As this Der Spiegel article points out, the European debt crisis might be having a breather but is by no means over just yet. There might be some brief calm on the EUR front but it’s to the US debt ceiling that the world’s markets are now looking. The lack of progress is not a good sign so perhaps we should be preparing ourselves for some unlikely events.

The market sees a small debt deal with no default as the likely outcome which means that US debt will likely lose it’s AAA rating (probably by one notch) and will have more trouble selling its future debt, therefore driving US interest rates higher. How much bond prices fall will probably depend on the deal.

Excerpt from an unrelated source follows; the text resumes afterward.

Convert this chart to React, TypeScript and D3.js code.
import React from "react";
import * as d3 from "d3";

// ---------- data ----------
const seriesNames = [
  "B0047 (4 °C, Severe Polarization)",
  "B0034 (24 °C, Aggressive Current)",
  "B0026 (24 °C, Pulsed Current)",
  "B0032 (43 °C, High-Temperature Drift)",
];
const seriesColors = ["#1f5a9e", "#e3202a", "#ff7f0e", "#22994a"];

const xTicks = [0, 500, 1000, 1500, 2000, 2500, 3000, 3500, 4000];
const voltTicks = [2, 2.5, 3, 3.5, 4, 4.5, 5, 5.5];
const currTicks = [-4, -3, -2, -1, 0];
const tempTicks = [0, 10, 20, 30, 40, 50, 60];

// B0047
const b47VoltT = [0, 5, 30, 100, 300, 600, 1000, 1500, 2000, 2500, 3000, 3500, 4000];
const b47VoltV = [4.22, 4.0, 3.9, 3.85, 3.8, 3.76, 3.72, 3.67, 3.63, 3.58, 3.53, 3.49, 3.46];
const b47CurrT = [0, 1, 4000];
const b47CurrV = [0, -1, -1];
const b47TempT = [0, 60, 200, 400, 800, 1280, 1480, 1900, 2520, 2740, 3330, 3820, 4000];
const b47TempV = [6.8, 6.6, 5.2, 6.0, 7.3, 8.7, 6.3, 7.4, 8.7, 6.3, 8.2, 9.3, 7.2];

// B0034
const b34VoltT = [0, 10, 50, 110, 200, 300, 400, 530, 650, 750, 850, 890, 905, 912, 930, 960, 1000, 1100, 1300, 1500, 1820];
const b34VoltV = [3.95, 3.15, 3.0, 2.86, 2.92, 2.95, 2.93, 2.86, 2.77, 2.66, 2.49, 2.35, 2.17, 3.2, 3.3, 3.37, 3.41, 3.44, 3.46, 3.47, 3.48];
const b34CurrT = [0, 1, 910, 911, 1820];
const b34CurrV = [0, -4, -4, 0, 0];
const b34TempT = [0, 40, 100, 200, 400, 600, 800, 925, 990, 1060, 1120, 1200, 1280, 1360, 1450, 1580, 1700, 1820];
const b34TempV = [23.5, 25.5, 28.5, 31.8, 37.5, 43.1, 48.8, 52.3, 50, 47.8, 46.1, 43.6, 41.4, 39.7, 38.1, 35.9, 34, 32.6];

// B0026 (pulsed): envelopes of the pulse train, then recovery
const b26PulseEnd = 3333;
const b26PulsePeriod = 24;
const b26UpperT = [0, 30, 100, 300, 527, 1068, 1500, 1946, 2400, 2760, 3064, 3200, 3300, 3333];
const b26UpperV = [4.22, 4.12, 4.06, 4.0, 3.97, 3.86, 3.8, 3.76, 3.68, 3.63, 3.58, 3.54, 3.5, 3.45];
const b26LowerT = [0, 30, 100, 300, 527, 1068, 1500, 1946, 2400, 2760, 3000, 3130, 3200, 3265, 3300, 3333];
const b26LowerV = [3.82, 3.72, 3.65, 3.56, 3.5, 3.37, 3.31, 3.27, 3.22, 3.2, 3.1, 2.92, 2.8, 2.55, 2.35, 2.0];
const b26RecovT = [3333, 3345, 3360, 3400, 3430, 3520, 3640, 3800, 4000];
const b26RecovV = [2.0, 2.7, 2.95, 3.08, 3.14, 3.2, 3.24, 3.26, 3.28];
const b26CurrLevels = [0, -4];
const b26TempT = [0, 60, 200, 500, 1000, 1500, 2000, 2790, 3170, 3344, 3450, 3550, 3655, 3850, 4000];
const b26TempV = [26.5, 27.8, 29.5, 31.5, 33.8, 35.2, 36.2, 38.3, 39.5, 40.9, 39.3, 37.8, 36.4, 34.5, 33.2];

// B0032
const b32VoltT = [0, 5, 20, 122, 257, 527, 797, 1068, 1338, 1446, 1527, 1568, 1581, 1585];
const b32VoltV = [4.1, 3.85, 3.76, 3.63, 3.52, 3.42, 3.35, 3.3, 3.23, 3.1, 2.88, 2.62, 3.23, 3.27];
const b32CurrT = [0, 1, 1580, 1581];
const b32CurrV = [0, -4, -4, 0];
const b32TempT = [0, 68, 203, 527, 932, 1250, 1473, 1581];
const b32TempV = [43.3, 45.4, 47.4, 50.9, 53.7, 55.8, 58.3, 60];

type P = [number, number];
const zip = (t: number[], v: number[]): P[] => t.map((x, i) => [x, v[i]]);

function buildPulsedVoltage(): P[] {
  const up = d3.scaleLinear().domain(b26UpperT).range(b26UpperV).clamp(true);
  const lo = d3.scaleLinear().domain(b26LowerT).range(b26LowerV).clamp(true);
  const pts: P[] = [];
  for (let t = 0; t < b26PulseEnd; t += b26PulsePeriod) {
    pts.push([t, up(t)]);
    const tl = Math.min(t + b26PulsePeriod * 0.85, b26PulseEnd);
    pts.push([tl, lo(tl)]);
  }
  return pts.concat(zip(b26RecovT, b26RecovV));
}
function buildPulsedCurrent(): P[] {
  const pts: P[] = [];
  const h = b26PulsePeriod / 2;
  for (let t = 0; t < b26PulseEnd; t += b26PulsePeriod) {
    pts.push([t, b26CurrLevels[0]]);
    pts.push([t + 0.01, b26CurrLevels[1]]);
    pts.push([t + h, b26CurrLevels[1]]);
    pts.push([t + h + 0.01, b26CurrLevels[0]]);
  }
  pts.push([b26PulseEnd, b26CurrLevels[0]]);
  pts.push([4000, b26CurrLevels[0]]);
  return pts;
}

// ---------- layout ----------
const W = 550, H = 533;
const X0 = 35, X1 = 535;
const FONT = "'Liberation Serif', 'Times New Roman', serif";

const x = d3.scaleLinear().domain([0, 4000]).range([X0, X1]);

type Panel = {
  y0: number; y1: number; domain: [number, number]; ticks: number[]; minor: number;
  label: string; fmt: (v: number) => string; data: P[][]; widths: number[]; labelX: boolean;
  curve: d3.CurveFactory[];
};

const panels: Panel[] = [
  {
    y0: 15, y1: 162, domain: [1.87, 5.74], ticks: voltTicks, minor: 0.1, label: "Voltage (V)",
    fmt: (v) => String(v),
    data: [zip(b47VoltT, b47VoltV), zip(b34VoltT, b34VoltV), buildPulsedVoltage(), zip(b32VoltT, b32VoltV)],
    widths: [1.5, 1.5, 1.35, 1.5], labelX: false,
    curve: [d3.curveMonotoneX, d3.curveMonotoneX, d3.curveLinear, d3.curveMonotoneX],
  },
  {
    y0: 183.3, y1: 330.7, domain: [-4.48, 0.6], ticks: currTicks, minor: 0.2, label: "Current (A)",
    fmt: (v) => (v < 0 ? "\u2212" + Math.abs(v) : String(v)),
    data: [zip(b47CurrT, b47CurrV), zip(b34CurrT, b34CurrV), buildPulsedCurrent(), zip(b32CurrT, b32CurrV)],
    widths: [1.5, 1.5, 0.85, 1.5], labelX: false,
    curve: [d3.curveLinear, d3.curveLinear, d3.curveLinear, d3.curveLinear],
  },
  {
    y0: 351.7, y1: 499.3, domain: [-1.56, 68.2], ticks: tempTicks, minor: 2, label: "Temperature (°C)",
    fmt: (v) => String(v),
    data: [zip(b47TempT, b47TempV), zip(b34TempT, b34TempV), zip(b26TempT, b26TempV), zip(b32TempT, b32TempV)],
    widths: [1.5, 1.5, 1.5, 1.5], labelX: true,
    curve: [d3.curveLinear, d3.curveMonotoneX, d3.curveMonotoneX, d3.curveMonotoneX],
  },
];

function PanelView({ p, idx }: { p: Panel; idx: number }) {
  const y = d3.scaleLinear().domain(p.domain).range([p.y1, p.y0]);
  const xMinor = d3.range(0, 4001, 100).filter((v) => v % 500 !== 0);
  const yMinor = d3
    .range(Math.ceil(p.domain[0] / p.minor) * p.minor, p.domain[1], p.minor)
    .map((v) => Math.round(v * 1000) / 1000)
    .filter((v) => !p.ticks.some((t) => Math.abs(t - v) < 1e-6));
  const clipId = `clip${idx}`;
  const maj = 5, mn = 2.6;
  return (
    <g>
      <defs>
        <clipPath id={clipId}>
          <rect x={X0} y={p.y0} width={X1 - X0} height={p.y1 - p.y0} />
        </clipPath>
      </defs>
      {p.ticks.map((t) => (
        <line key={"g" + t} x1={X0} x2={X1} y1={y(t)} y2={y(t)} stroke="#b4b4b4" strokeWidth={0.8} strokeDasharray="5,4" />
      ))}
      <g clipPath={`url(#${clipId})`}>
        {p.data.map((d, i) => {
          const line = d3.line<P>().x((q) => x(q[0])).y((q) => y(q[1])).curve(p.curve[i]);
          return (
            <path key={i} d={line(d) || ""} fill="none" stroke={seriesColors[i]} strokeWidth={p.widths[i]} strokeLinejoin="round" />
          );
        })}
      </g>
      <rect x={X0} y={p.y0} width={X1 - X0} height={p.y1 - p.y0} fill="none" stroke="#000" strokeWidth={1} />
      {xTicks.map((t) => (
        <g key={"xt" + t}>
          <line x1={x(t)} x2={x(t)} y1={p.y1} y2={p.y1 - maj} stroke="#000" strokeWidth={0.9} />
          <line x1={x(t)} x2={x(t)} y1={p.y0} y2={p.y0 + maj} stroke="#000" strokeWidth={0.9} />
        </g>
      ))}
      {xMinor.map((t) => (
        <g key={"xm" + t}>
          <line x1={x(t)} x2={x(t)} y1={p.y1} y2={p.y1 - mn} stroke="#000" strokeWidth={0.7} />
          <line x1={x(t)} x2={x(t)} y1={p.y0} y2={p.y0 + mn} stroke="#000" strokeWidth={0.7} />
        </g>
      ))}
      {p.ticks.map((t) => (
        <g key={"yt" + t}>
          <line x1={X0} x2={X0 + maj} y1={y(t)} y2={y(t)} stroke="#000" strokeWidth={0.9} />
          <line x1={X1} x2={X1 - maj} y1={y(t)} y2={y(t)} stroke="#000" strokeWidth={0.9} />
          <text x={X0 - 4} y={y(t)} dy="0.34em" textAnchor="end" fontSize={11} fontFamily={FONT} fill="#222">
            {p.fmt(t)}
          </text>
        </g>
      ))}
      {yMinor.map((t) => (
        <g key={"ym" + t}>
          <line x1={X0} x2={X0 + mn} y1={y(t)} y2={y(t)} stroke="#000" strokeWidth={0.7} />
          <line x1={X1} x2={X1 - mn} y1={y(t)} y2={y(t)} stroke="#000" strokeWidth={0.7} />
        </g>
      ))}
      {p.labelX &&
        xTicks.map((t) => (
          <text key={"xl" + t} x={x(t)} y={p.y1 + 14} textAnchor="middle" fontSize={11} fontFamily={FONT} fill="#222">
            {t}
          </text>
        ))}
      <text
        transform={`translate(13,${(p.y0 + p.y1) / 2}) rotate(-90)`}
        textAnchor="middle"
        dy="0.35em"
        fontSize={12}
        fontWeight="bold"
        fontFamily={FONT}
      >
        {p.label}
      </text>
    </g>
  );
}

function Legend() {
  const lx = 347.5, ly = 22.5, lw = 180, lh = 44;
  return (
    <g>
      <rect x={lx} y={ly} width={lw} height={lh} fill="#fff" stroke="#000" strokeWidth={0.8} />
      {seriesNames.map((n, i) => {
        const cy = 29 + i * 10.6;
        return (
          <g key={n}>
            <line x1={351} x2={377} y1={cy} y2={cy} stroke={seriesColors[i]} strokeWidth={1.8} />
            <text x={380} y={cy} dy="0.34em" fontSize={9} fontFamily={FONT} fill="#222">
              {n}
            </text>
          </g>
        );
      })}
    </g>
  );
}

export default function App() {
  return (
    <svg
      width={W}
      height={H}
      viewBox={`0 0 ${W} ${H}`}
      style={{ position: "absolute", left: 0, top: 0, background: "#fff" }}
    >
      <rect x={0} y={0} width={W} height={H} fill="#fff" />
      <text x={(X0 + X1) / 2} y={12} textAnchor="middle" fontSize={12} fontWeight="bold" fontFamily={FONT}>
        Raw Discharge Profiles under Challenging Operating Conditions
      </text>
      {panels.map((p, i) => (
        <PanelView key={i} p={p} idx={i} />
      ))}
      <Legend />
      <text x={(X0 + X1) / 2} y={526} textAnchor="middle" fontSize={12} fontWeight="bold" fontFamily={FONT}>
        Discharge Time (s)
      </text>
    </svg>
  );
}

  • Gold prices will almost certainly rise and the USD should fall, but will it fall across the board? I’d say probably not.
  • The initial reaction would of course be to sell USD across the board but risk currencies like the commodity bloc of AUD, CAD and NZD would struggle to hold onto gains.
  • Risk aversion would be high meaning the CHF and JPY would be most likely to gain (and as we saw from the earlier CFTC data, it looks like the market is already anticipating this).
  • The GBP might underperform due to the heavy reliance of the City of London on financial markets
  • Strangely enough, it could be the EUR that emerges as the big winner. The market is not long EUR and is overall bearish still imho. If there is no bad news on the EZ debt situation for the next few weeks and the US rating is cut, then we could see a big move into EUR, if only for a relatively short period of time, and that could drive EUR/USD back towards 1.55 and possibly higher.

Always plan for the unexpected. I’m sure there are lots of other possible scenarios?